Last spring, Frank helped push a bill through Congress that imposes strict new rules on lenders, including a limitation on when and how banks hike rates. Most of the rules will take effect in mid-February, a date set by Congress to give banks time to prepare for the changes.
But the Massachusetts Democrat, who chairs the House Financial Services Committee, said at a hearing on Thursday that lenders have abused the grace period by using the time to hike rates ahead of the new rules. He has introduced legislation that would move up the enactment date to Dec. 1.
"It is very clear that this is the kind of protection that shouldn't wait and we should move forward," Frank said about the new credit card rules.
Frank added that he is open to providing relief to merchants that pay heavy fees to banks in exchange for accepting credit cards from their customers.
Banks contend that tougher restrictions and the creation of a new federal regulator will hurt the availability of credit.
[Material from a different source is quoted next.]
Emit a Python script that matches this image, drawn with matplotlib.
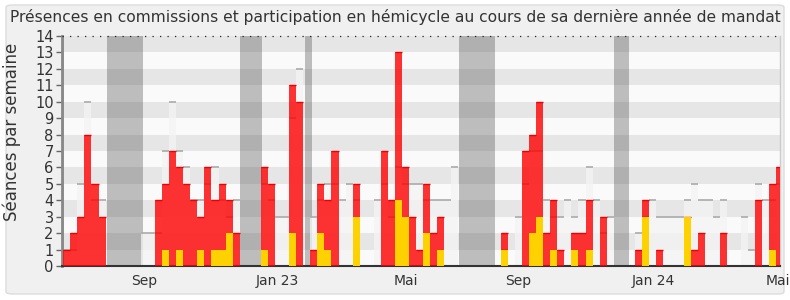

In an effort to counter the backlash in Congress and elsewhere, some banks have announced they will adopt consumer-friendly policies on their own.
This week Bank of America Corp. pledged not to hike credit card interest rates or fees before February.
Frank called Bank of America's promise "welcome" but added that lenders have otherwise abused the grace period given to them by Congress. Further, he said, the bank's pledge was an indication that credit card companies could be forced to comply with the law sooner than planned, according to the Associated Press' report.